Puis, quand j'ai ravalé mes rêves avec soin,
Je me tourne, ayant bu trente ou quarante chopes,
Et me recueille, pour lâcher l'âcre besoin

RIMBAUD: “Oraison du Soir”


Arabia is configured in this monological song through the trade that has fallen to him, the craft that leads him to a perpetual activity, as the present tense of the intransitive verb "to work" depicts. At his desk, Arabia contours his own work: this is his clay which continually spins in its wheel, and to which he adds "cyanide and poisons unknown" to maintain its plasticity. Arabia “drinks” the cyanide, and its present tense in this case, accounts for the undeath, (maybe the unwanted undeath). We find what Harold Bloom calls "the suicidal version of Whitmanianism", present in certain poems such as "Walking Around", by Neruda:

(…)
Yo paseo con calma, con ojos, con zapatos,
con furia, con olvido,
paso, cruzo oficinas y tiendas de ortopedia,
y patios donde hay ropas colgadas de un alambre:
calzoncillos, toallas y camisas que lloran
lentas lágrimas sucias.
[I stride along with calm, with eyes, with shoes,
with fury, with forgetfulness,
I pass, I cross offices and stores full of orthopaedic appliances,
and courtyards hung with clothes hanging from a wire:
underpants, towels and shirts which weep
slow dirty tears.] (W.S. Merwin’s translation)
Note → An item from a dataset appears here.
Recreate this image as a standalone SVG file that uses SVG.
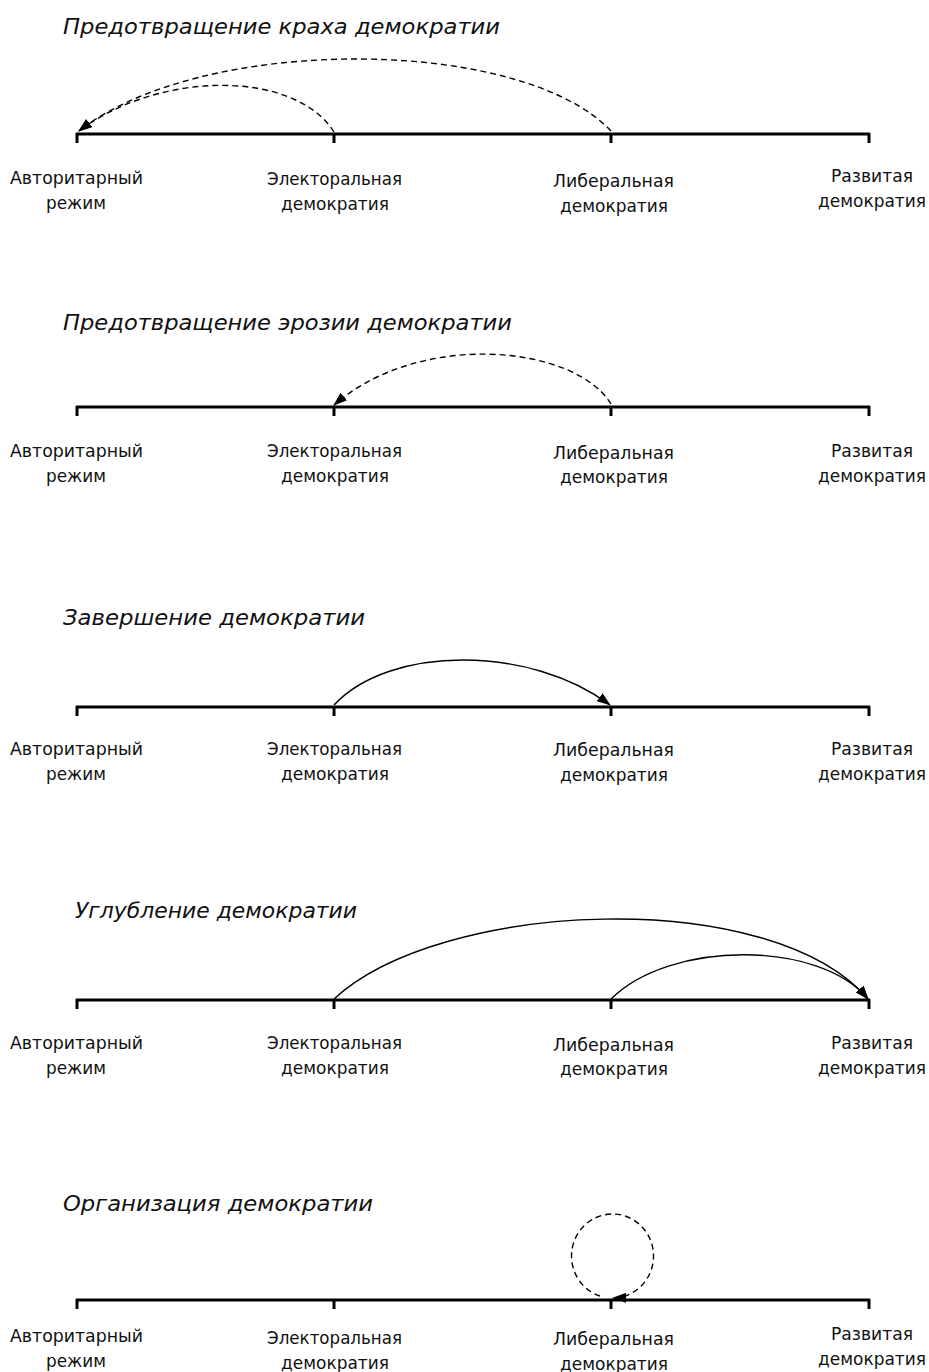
<svg xmlns="http://www.w3.org/2000/svg" width="929" height="1372" viewBox="0 0 929 1372">
<style>
.axis{stroke:#000;stroke-width:3;fill:none}
.tick{stroke:#000;stroke-width:3}
.title{font-family:"DejaVu Sans Condensed","DejaVu Sans",sans-serif;font-style:italic;font-size:22px;fill:#111}
.lbl{font-family:"DejaVu Sans Condensed","DejaVu Sans",sans-serif;font-size:18px;fill:#111;text-anchor:middle}
.arc{fill:none;stroke:#000;stroke-width:1.4}
.dash{stroke-dasharray:6 4}
</style>
<defs>
<marker id="ah" viewBox="0 0 14 10" refX="13" refY="5" markerWidth="14" markerHeight="10" markerUnits="userSpaceOnUse" orient="auto">
<path d="M0,0 L14,5 L0,10 z" fill="#000"/>
</marker>
</defs>
<rect width="929" height="1372" fill="#fff"/>

<!-- Panel 1 -->
<g id="panel1">
<text class="title" x="63" y="34" textLength="437" lengthAdjust="spacingAndGlyphs">Предотвращение краха демократии</text>
<line class="axis" x1="76" y1="134" x2="870" y2="134"/>
<g id="p1-auth"><line class="tick" x1="77" y1="133" x2="77" y2="143"/><text class="lbl" x="76.5" y="184" textLength="133" lengthAdjust="spacingAndGlyphs">Авторитарный</text><text class="lbl" x="76" y="209" textLength="60" lengthAdjust="spacingAndGlyphs">режим</text></g>
<g id="p1-elect"><line class="tick" x1="334" y1="133" x2="334" y2="143"/><text class="lbl" x="334.5" y="185" textLength="135" lengthAdjust="spacingAndGlyphs">Электоральная</text><text class="lbl" x="335" y="210" textLength="108" lengthAdjust="spacingAndGlyphs">демократия</text></g>
<g id="p1-lib"><line class="tick" x1="611" y1="133" x2="611" y2="143"/><text class="lbl" x="613.5" y="187" textLength="121" lengthAdjust="spacingAndGlyphs">Либеральная</text><text class="lbl" x="614" y="212" textLength="108" lengthAdjust="spacingAndGlyphs">демократия</text></g>
<g id="p1-dev"><line class="tick" x1="869" y1="133" x2="869" y2="143"/><text class="lbl" x="872" y="182" textLength="82" lengthAdjust="spacingAndGlyphs">Развитая</text><text class="lbl" x="872" y="207" textLength="108" lengthAdjust="spacingAndGlyphs">демократия</text></g>
</g>

<!-- Panel 2 -->
<g id="panel2">
<text class="title" x="63" y="330" textLength="449" lengthAdjust="spacingAndGlyphs">Предотвращение эрозии демократии</text>
<line class="axis" x1="76" y1="407" x2="870" y2="407"/>
<g id="p2-auth"><line class="tick" x1="77" y1="406" x2="77" y2="416"/><text class="lbl" x="76.5" y="457" textLength="133" lengthAdjust="spacingAndGlyphs">Авторитарный</text><text class="lbl" x="76" y="482" textLength="60" lengthAdjust="spacingAndGlyphs">режим</text></g>
<g id="p2-elect"><line class="tick" x1="334" y1="406" x2="334" y2="416"/><text class="lbl" x="334.5" y="457" textLength="135" lengthAdjust="spacingAndGlyphs">Электоральная</text><text class="lbl" x="335" y="482" textLength="108" lengthAdjust="spacingAndGlyphs">демократия</text></g>
<g id="p2-lib"><line class="tick" x1="611" y1="406" x2="611" y2="416"/><text class="lbl" x="613.5" y="459" textLength="121" lengthAdjust="spacingAndGlyphs">Либеральная</text><text class="lbl" x="614" y="483" textLength="108" lengthAdjust="spacingAndGlyphs">демократия</text></g>
<g id="p2-dev"><line class="tick" x1="869" y1="406" x2="869" y2="416"/><text class="lbl" x="872" y="457" textLength="82" lengthAdjust="spacingAndGlyphs">Развитая</text><text class="lbl" x="872" y="482" textLength="108" lengthAdjust="spacingAndGlyphs">демократия</text></g>
</g>

<!-- Panel 3 -->
<g id="panel3">
<text class="title" x="63" y="625" textLength="302" lengthAdjust="spacingAndGlyphs">Завершение демократии</text>
<line class="axis" x1="76" y1="707" x2="870" y2="707"/>
<g id="p3-auth"><line class="tick" x1="77" y1="706" x2="77" y2="716"/><text class="lbl" x="76.5" y="755" textLength="133" lengthAdjust="spacingAndGlyphs">Авторитарный</text><text class="lbl" x="76" y="780" textLength="60" lengthAdjust="spacingAndGlyphs">режим</text></g>
<g id="p3-elect"><line class="tick" x1="334" y1="706" x2="334" y2="716"/><text class="lbl" x="334.5" y="755" textLength="135" lengthAdjust="spacingAndGlyphs">Электоральная</text><text class="lbl" x="335" y="780" textLength="108" lengthAdjust="spacingAndGlyphs">демократия</text></g>
<g id="p3-lib"><line class="tick" x1="611" y1="706" x2="611" y2="716"/><text class="lbl" x="613.5" y="756" textLength="121" lengthAdjust="spacingAndGlyphs">Либеральная</text><text class="lbl" x="614" y="781" textLength="108" lengthAdjust="spacingAndGlyphs">демократия</text></g>
<g id="p3-dev"><line class="tick" x1="869" y1="706" x2="869" y2="716"/><text class="lbl" x="872" y="755" textLength="82" lengthAdjust="spacingAndGlyphs">Развитая</text><text class="lbl" x="872" y="780" textLength="108" lengthAdjust="spacingAndGlyphs">демократия</text></g>
</g>

<!-- Panel 4 -->
<g id="panel4">
<text class="title" x="75" y="918" textLength="282" lengthAdjust="spacingAndGlyphs">Углубление демократии</text>
<line class="axis" x1="76" y1="1000" x2="870" y2="1000"/>
<g id="p4-auth"><line class="tick" x1="77" y1="999" x2="77" y2="1009"/><text class="lbl" x="76.5" y="1049" textLength="133" lengthAdjust="spacingAndGlyphs">Авторитарный</text><text class="lbl" x="76" y="1074" textLength="60" lengthAdjust="spacingAndGlyphs">режим</text></g>
<g id="p4-elect"><line class="tick" x1="334" y1="999" x2="334" y2="1009"/><text class="lbl" x="334.5" y="1049" textLength="135" lengthAdjust="spacingAndGlyphs">Электоральная</text><text class="lbl" x="335" y="1074" textLength="108" lengthAdjust="spacingAndGlyphs">демократия</text></g>
<g id="p4-lib"><line class="tick" x1="611" y1="999" x2="611" y2="1009"/><text class="lbl" x="613.5" y="1051" textLength="121" lengthAdjust="spacingAndGlyphs">Либеральная</text><text class="lbl" x="614" y="1075" textLength="108" lengthAdjust="spacingAndGlyphs">демократия</text></g>
<g id="p4-dev"><line class="tick" x1="869" y1="999" x2="869" y2="1009"/><text class="lbl" x="872" y="1049" textLength="82" lengthAdjust="spacingAndGlyphs">Развитая</text><text class="lbl" x="872" y="1074" textLength="108" lengthAdjust="spacingAndGlyphs">демократия</text></g>
</g>

<!-- Panel 5 -->
<g id="panel5">
<text class="title" x="63" y="1211" textLength="310" lengthAdjust="spacingAndGlyphs">Организация демократии</text>
<line class="axis" x1="76" y1="1300" x2="870" y2="1300"/>
<g id="p5-auth"><line class="tick" x1="77" y1="1299" x2="77" y2="1309"/><text class="lbl" x="76.5" y="1342" textLength="133" lengthAdjust="spacingAndGlyphs">Авторитарный</text><text class="lbl" x="76" y="1367" textLength="60" lengthAdjust="spacingAndGlyphs">режим</text></g>
<g id="p5-elect"><line class="tick" x1="334" y1="1299" x2="334" y2="1309"/><text class="lbl" x="334.5" y="1344" textLength="135" lengthAdjust="spacingAndGlyphs">Электоральная</text><text class="lbl" x="335" y="1369" textLength="108" lengthAdjust="spacingAndGlyphs">демократия</text></g>
<g id="p5-lib"><line class="tick" x1="611" y1="1299" x2="611" y2="1309"/><text class="lbl" x="613.5" y="1345" textLength="121" lengthAdjust="spacingAndGlyphs">Либеральная</text><text class="lbl" x="614" y="1370" textLength="108" lengthAdjust="spacingAndGlyphs">демократия</text></g>
<g id="p5-dev"><line class="tick" x1="869" y1="1299" x2="869" y2="1309"/><text class="lbl" x="872" y="1340" textLength="82" lengthAdjust="spacingAndGlyphs">Развитая</text><text class="lbl" x="872" y="1365" textLength="108" lengthAdjust="spacingAndGlyphs">демократия</text></g>
</g>

<g id="connectors">
<path class="arc dash" d="M611,131 C520,35 200,35 79,131" marker-end="url(#ah)"/>
<path class="arc dash" d="M334,132 C295,70 160,70 79,131" marker-end="url(#ah)"/>
<path class="arc dash" d="M611,404 C575,345 420,330 334,405" marker-end="url(#ah)"/>
<path class="arc" d="M334,705 C390,645 530,645 610,705" marker-end="url(#ah)"/>
<path class="arc" d="M334,999 C440,900 770,885 868,999" marker-end="url(#ah)"/>
<path class="arc" d="M611,999 C670,940 820,940 868,999" marker-end="url(#ah)"/>
<path class="arc dash" d="M600,1296 A41 42 0 1 1 613,1298" marker-end="url(#ah)"/>
</g>
</svg>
Certainly, it is Neruda with whom Arabia writes. More particularly, the Neruda of “Entierro en el Este”:

Yo trabajo de noche, rodeado de ciudad,
de pescadores, de alfareros, de difuntos quemados
con azafrán y frutas, envueltos en muselina escarlata (…)
[I work at night, surrounded by city
of fishermen, of potters, of the burned dead
with saffron and fruit, wrapped in scarlet muslin]
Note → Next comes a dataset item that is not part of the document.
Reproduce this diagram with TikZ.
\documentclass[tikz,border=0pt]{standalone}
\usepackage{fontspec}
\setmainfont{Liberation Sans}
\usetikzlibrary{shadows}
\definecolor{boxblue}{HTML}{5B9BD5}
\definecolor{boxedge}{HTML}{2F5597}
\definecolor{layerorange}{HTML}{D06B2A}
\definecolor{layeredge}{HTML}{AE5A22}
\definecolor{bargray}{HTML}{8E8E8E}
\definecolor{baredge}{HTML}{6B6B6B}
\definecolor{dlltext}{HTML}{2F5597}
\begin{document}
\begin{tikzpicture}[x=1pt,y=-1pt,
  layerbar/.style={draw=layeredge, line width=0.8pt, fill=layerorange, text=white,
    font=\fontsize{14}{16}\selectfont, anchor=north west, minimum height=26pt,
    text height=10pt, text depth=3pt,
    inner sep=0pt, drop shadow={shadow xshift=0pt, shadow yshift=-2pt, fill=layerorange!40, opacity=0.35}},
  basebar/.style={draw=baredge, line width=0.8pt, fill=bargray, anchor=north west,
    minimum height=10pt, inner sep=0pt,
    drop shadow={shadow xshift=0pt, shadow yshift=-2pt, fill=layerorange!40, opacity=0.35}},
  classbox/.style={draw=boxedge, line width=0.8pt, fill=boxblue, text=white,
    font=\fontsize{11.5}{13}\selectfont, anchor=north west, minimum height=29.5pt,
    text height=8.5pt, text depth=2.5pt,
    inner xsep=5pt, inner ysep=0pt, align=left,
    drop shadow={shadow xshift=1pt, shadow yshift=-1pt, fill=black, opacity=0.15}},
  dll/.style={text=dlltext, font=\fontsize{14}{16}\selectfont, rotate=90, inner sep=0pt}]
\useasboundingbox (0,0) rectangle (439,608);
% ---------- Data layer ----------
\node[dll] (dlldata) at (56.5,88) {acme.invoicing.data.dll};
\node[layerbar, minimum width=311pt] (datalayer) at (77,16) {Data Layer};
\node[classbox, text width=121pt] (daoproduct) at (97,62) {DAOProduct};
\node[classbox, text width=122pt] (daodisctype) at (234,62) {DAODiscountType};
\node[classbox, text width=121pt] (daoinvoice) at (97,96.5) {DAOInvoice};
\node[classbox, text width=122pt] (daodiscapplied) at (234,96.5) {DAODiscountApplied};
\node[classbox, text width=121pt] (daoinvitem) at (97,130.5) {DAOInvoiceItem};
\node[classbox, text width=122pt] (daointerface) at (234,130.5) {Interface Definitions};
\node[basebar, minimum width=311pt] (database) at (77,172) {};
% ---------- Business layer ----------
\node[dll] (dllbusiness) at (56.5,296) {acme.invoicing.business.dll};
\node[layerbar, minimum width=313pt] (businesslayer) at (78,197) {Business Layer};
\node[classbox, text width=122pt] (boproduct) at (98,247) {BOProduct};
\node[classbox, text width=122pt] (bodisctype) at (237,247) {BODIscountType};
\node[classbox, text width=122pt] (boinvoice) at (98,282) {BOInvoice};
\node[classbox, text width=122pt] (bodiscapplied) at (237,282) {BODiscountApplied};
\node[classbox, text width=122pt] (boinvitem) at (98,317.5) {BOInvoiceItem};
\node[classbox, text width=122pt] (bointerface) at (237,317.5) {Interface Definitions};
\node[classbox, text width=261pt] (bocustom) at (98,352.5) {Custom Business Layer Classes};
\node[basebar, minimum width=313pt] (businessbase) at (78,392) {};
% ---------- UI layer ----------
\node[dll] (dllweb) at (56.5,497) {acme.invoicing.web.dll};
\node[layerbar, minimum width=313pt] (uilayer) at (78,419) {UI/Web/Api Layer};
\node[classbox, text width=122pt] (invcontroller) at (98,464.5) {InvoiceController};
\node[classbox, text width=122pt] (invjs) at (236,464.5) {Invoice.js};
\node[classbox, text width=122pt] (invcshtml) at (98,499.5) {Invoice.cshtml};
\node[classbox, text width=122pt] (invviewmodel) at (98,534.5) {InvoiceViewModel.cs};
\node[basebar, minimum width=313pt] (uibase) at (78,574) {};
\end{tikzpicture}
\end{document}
But neither Neruda nor Arabia work in the real night, nor the dead are the real dead (in “Entierro en el este” a burial is described), but both inhabit the other night, the night of the conscience of the crowds, the one which is image of death. Arabia hands in his poetry, hands in his tears and his razzle, dirty with cyanide and ink and the corruptive germ of the city of man, and lets them be drank by someone else, a fellow poet perhaps, but indeed a fellow sleepless “drunk”, alienated, freed from the daily order. It is a sacrifice through which, first Arabia, and then his fellow drunks, consume the “poisons unknown”, and experience and cope with language.

It is to work under the light of a lamp, in a room that is an old yellow stamp as seen from a street in Buenos Aires, but that hardly contradicts the darkness of the alley; to obey the basic daily chore to justify one’s existence. Arabia must drink cyanide in order to produce, and must produce poetry in order to exist. I think now of Rimbaud, who works at night too, like Neruda and Arabia; Rimbaud, who begins his “Oraison du Soir” by saying: Je vis assis [I live sitting down], and who, like Arabia, drinks his “fuel” in order to work, and works “holding his chop filled with strong flutes”.
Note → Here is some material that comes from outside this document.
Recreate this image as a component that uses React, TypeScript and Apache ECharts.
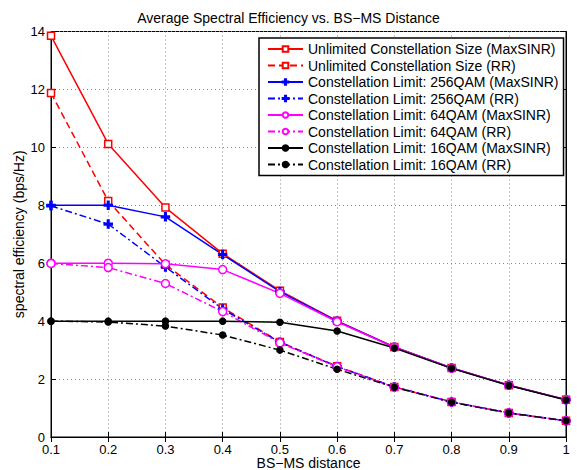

And what about the poet's clay? What about Arabia’s work which has been nourishing and will continue being continually unsatisfied? The quill is not satiated, the “thirst has no lamps”, just like Rimbaud’s. The poet continues to model it in its perpetual spinning, and with it, he shapes himself. Here, Arabia and Rimbaud remind me of Stephen Crane's creature in the desert:

(…)
Who, squatting upon the ground,
He held his heart in his hands,
And ate of it.
I said, "Is it good, friend?"
"It is bitter–bitter," he answered;
"But I like it
Because it's bitter
And because it is my heart.

Nacho Oliden

Ignacio Oliden (Buenos Aires, 1997) is a poet, translator and literary critic. He is Co-Editor in Chief of the literary magazine La Piccioletta Barca, and is a member of the editorial comittee of Buenos Aires Poetry (magazine and publishing house). He also writes poetry criticism in the Culture Supplement of the newspaper Perfil (Argentina). His work has appeared in print in newspapers, anthologies, and literary magazines in various countries, and his poetry has been translated into English, Italian and Greek. He has published Poetas del Renacimiento de Harlem (2023, in collaboration with Juan Arabia), and Mester de Juglaría (2024).